__GIVEN PROBLEM__. Restate all the material verbatim, except for the pictures.

_____

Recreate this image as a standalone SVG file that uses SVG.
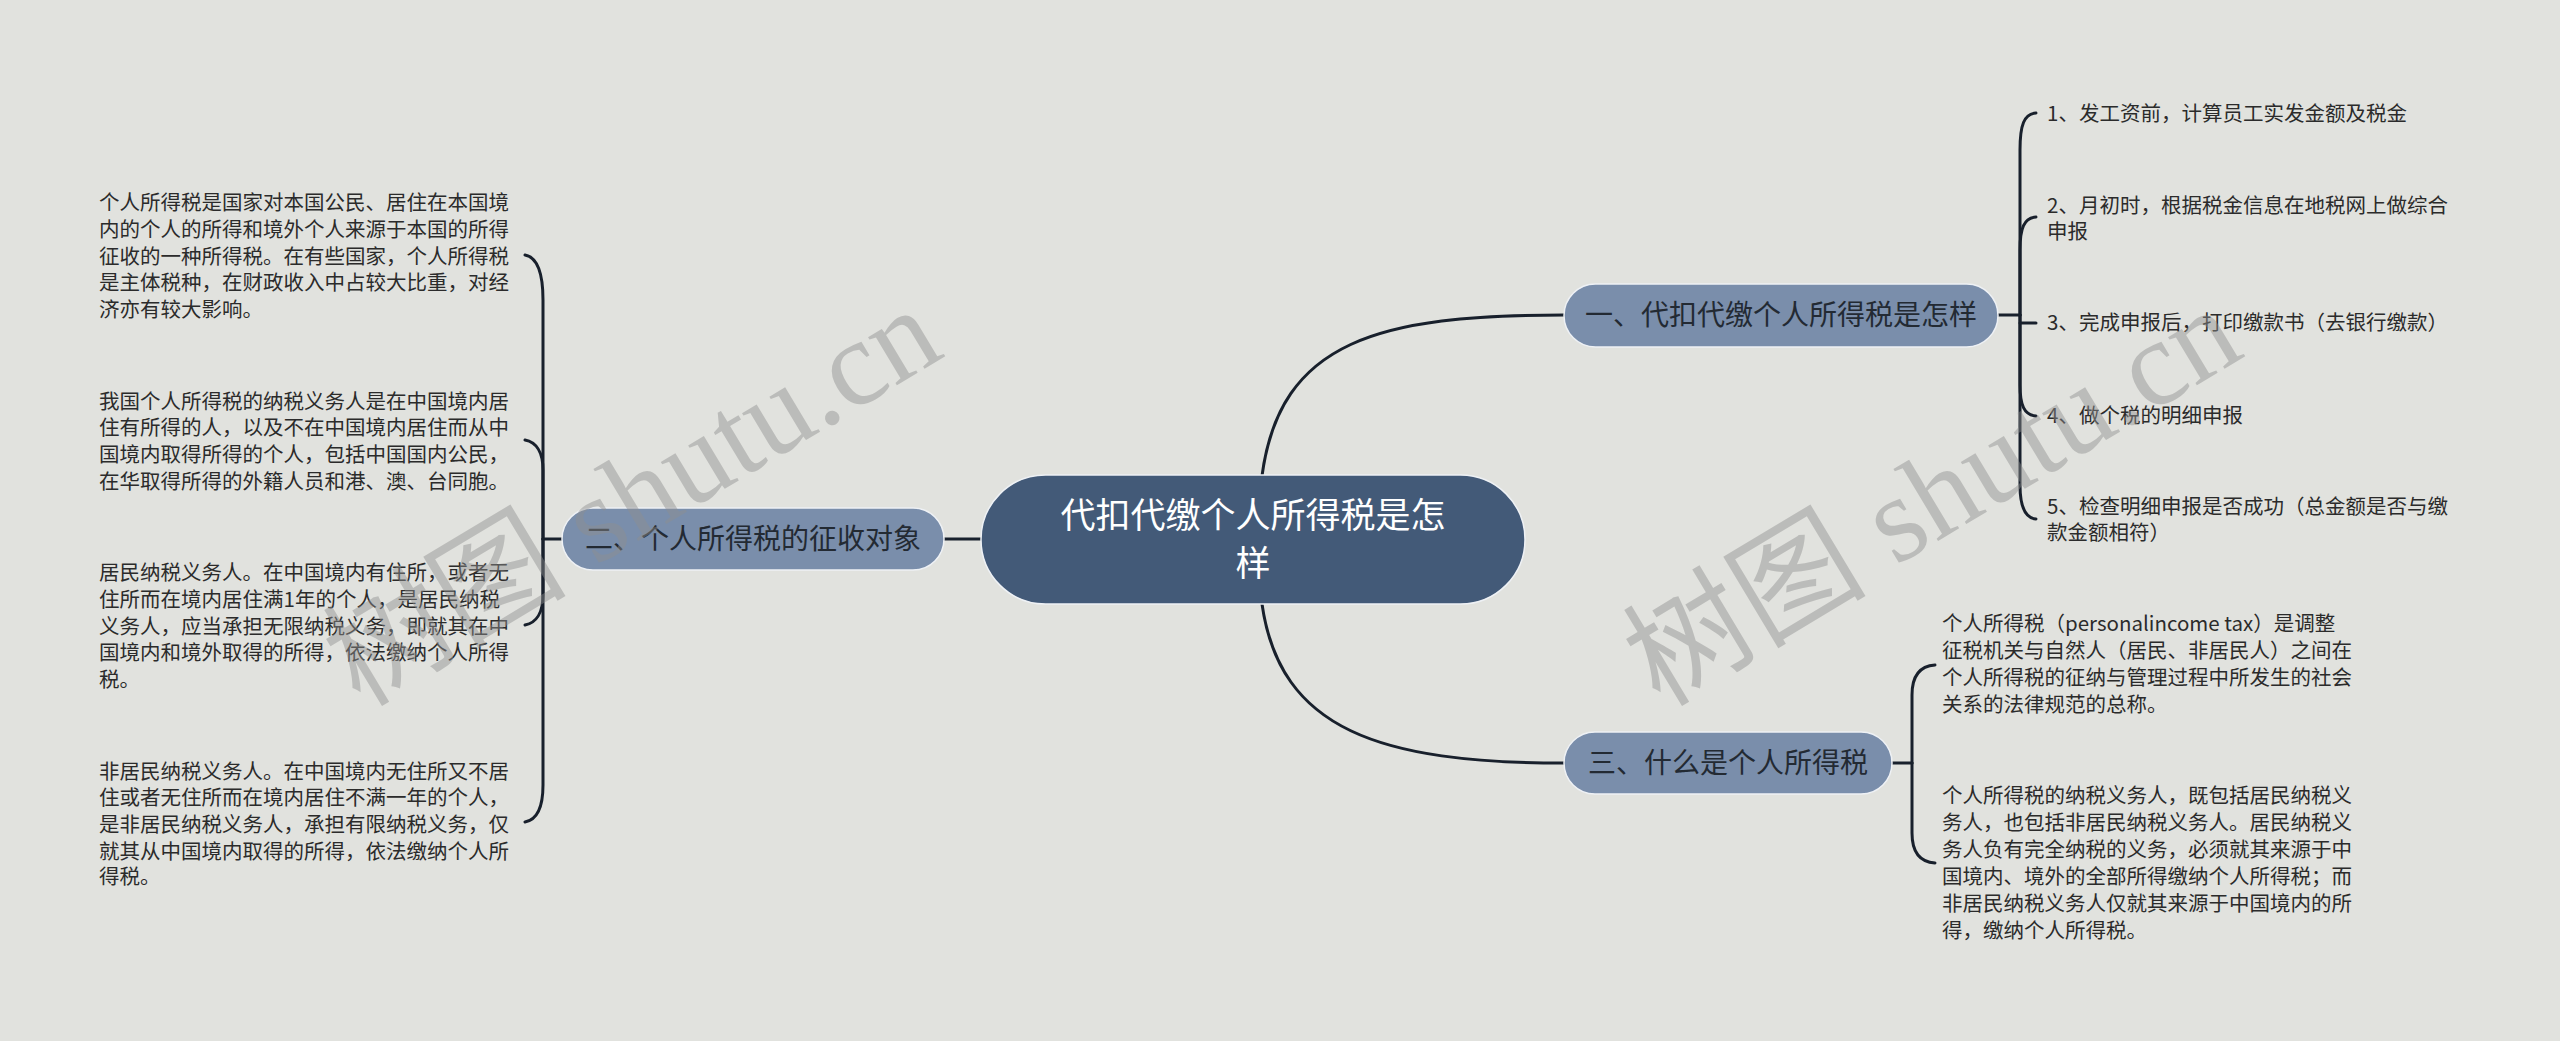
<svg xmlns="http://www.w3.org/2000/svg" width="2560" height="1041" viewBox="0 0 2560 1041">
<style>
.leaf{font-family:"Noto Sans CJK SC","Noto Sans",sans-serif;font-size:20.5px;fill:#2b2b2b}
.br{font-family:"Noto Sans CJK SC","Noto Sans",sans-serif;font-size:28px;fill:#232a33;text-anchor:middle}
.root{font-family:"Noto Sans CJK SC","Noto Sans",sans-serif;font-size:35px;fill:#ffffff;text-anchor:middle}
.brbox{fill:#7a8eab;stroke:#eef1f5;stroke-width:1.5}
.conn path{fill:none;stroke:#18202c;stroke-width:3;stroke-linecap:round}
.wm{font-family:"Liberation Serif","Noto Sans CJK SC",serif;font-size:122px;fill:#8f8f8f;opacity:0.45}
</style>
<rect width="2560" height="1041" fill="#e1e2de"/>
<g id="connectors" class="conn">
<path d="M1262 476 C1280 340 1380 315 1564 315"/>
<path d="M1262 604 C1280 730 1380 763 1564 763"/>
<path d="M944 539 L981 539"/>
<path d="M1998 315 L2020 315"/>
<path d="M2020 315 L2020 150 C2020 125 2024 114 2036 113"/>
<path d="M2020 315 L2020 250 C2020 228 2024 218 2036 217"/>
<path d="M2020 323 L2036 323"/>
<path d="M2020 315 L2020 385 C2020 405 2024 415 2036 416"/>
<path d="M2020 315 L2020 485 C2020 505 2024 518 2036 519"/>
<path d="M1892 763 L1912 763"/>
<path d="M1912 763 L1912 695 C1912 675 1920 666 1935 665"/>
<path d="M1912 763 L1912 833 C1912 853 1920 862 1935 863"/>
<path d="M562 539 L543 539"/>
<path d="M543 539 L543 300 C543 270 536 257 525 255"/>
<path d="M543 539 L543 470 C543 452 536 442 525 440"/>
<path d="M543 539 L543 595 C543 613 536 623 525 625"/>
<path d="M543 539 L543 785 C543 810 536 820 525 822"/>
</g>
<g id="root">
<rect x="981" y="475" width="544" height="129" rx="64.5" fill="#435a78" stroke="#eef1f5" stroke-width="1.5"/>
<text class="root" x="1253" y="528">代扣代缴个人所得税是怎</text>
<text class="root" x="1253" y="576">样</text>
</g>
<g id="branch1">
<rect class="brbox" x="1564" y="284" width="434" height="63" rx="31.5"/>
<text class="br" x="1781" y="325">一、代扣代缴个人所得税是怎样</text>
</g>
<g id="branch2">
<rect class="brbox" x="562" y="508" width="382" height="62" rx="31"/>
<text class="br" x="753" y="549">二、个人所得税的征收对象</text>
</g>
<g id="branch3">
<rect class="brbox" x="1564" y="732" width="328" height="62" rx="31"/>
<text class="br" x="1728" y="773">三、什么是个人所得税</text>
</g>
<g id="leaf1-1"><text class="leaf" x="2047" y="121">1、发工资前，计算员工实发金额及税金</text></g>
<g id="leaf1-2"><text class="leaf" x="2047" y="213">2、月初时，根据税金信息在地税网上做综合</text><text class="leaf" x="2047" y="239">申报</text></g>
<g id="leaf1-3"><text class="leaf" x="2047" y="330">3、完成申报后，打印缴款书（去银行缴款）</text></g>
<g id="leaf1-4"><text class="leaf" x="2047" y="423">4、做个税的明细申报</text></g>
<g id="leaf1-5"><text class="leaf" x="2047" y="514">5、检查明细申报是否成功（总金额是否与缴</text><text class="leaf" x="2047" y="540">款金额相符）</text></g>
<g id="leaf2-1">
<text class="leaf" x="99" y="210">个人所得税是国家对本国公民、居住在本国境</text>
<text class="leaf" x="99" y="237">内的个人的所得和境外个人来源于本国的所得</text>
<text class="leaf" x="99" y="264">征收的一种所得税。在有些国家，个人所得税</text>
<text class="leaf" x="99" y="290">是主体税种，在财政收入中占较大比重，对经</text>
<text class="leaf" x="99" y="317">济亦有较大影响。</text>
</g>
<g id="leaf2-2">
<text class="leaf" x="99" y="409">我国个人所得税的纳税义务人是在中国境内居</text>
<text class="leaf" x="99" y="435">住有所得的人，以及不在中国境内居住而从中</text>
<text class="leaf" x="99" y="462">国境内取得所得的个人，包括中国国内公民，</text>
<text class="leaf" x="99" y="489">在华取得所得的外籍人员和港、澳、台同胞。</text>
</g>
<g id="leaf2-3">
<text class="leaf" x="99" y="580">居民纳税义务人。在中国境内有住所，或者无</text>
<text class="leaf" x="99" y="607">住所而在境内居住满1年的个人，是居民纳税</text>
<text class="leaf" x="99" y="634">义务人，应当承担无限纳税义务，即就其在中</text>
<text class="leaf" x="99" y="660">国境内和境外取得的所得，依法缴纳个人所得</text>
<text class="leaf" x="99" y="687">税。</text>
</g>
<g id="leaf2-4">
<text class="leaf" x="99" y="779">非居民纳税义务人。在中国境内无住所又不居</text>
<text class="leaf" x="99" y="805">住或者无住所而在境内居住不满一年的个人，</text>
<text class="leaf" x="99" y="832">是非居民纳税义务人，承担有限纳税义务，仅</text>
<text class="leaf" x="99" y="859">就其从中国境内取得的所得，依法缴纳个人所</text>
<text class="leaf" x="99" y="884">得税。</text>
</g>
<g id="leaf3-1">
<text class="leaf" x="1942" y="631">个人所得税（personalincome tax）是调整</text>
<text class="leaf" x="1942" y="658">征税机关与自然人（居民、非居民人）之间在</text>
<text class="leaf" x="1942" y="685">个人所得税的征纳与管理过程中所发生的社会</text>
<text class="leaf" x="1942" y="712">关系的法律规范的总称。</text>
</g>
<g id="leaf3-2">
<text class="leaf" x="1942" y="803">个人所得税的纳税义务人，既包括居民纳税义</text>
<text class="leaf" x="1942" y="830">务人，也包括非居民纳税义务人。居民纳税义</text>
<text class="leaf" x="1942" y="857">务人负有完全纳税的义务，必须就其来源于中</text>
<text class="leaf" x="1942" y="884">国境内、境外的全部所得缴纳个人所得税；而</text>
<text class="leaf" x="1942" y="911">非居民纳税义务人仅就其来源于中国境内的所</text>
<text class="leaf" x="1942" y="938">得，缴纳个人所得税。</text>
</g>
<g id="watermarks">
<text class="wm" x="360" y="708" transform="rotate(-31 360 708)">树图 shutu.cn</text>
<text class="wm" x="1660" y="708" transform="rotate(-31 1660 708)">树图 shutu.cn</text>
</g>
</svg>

_____

__OUTPUT OF THE TASK__.
Recreate this image as a standalone SVG file that uses SVG.
<svg xmlns="http://www.w3.org/2000/svg" width="2560" height="1041" viewBox="0 0 2560 1041">
<style>
.leaf{font-family:"Noto Sans CJK SC","Noto Sans",sans-serif;font-size:20.5px;fill:#2b2b2b}
.br{font-family:"Noto Sans CJK SC","Noto Sans",sans-serif;font-size:28px;fill:#232a33;text-anchor:middle}
.root{font-family:"Noto Sans CJK SC","Noto Sans",sans-serif;font-size:35px;fill:#ffffff;text-anchor:middle}
.brbox{fill:#7a8eab;stroke:#eef1f5;stroke-width:1.5}
.conn path{fill:none;stroke:#18202c;stroke-width:3;stroke-linecap:round}
.wm{font-family:"Liberation Serif","Noto Sans CJK SC",serif;font-size:122px;fill:#8f8f8f;opacity:0.45}
</style>
<rect width="2560" height="1041" fill="#e1e2de"/>
<g id="connectors" class="conn">
<path d="M1262 476 C1280 340 1380 315 1564 315"/>
<path d="M1262 604 C1280 730 1380 763 1564 763"/>
<path d="M944 539 L981 539"/>
<path d="M1998 315 L2020 315"/>
<path d="M2020 315 L2020 150 C2020 125 2024 114 2036 113"/>
<path d="M2020 315 L2020 250 C2020 228 2024 218 2036 217"/>
<path d="M2020 323 L2036 323"/>
<path d="M2020 315 L2020 385 C2020 405 2024 415 2036 416"/>
<path d="M2020 315 L2020 485 C2020 505 2024 518 2036 519"/>
<path d="M1892 763 L1912 763"/>
<path d="M1912 763 L1912 695 C1912 675 1920 666 1935 665"/>
<path d="M1912 763 L1912 833 C1912 853 1920 862 1935 863"/>
<path d="M562 539 L543 539"/>
<path d="M543 539 L543 300 C543 270 536 257 525 255"/>
<path d="M543 539 L543 470 C543 452 536 442 525 440"/>
<path d="M543 539 L543 595 C543 613 536 623 525 625"/>
<path d="M543 539 L543 785 C543 810 536 820 525 822"/>
</g>
<g id="root">
<rect x="981" y="475" width="544" height="129" rx="64.5" fill="#435a78" stroke="#eef1f5" stroke-width="1.5"/>
<text class="root" x="1253" y="528">代扣代缴个人所得税是怎</text>
<text class="root" x="1253" y="576">样</text>
</g>
<g id="branch1">
<rect class="brbox" x="1564" y="284" width="434" height="63" rx="31.5"/>
<text class="br" x="1781" y="325">一、代扣代缴个人所得税是怎样</text>
</g>
<g id="branch2">
<rect class="brbox" x="562" y="508" width="382" height="62" rx="31"/>
<text class="br" x="753" y="549">二、个人所得税的征收对象</text>
</g>
<g id="branch3">
<rect class="brbox" x="1564" y="732" width="328" height="62" rx="31"/>
<text class="br" x="1728" y="773">三、什么是个人所得税</text>
</g>
<g id="leaf1-1"><text class="leaf" x="2047" y="121">1、发工资前，计算员工实发金额及税金</text></g>
<g id="leaf1-2"><text class="leaf" x="2047" y="213">2、月初时，根据税金信息在地税网上做综合</text><text class="leaf" x="2047" y="239">申报</text></g>
<g id="leaf1-3"><text class="leaf" x="2047" y="330">3、完成申报后，打印缴款书（去银行缴款）</text></g>
<g id="leaf1-4"><text class="leaf" x="2047" y="423">4、做个税的明细申报</text></g>
<g id="leaf1-5"><text class="leaf" x="2047" y="514">5、检查明细申报是否成功（总金额是否与缴</text><text class="leaf" x="2047" y="540">款金额相符）</text></g>
<g id="leaf2-1">
<text class="leaf" x="99" y="210">个人所得税是国家对本国公民、居住在本国境</text>
<text class="leaf" x="99" y="237">内的个人的所得和境外个人来源于本国的所得</text>
<text class="leaf" x="99" y="264">征收的一种所得税。在有些国家，个人所得税</text>
<text class="leaf" x="99" y="290">是主体税种，在财政收入中占较大比重，对经</text>
<text class="leaf" x="99" y="317">济亦有较大影响。</text>
</g>
<g id="leaf2-2">
<text class="leaf" x="99" y="409">我国个人所得税的纳税义务人是在中国境内居</text>
<text class="leaf" x="99" y="435">住有所得的人，以及不在中国境内居住而从中</text>
<text class="leaf" x="99" y="462">国境内取得所得的个人，包括中国国内公民，</text>
<text class="leaf" x="99" y="489">在华取得所得的外籍人员和港、澳、台同胞。</text>
</g>
<g id="leaf2-3">
<text class="leaf" x="99" y="580">居民纳税义务人。在中国境内有住所，或者无</text>
<text class="leaf" x="99" y="607">住所而在境内居住满1年的个人，是居民纳税</text>
<text class="leaf" x="99" y="634">义务人，应当承担无限纳税义务，即就其在中</text>
<text class="leaf" x="99" y="660">国境内和境外取得的所得，依法缴纳个人所得</text>
<text class="leaf" x="99" y="687">税。</text>
</g>
<g id="leaf2-4">
<text class="leaf" x="99" y="779">非居民纳税义务人。在中国境内无住所又不居</text>
<text class="leaf" x="99" y="805">住或者无住所而在境内居住不满一年的个人，</text>
<text class="leaf" x="99" y="832">是非居民纳税义务人，承担有限纳税义务，仅</text>
<text class="leaf" x="99" y="859">就其从中国境内取得的所得，依法缴纳个人所</text>
<text class="leaf" x="99" y="884">得税。</text>
</g>
<g id="leaf3-1">
<text class="leaf" x="1942" y="631">个人所得税（personalincome tax）是调整</text>
<text class="leaf" x="1942" y="658">征税机关与自然人（居民、非居民人）之间在</text>
<text class="leaf" x="1942" y="685">个人所得税的征纳与管理过程中所发生的社会</text>
<text class="leaf" x="1942" y="712">关系的法律规范的总称。</text>
</g>
<g id="leaf3-2">
<text class="leaf" x="1942" y="803">个人所得税的纳税义务人，既包括居民纳税义</text>
<text class="leaf" x="1942" y="830">务人，也包括非居民纳税义务人。居民纳税义</text>
<text class="leaf" x="1942" y="857">务人负有完全纳税的义务，必须就其来源于中</text>
<text class="leaf" x="1942" y="884">国境内、境外的全部所得缴纳个人所得税；而</text>
<text class="leaf" x="1942" y="911">非居民纳税义务人仅就其来源于中国境内的所</text>
<text class="leaf" x="1942" y="938">得，缴纳个人所得税。</text>
</g>
<g id="watermarks">
<text class="wm" x="360" y="708" transform="rotate(-31 360 708)">树图 shutu.cn</text>
<text class="wm" x="1660" y="708" transform="rotate(-31 1660 708)">树图 shutu.cn</text>
</g>
</svg>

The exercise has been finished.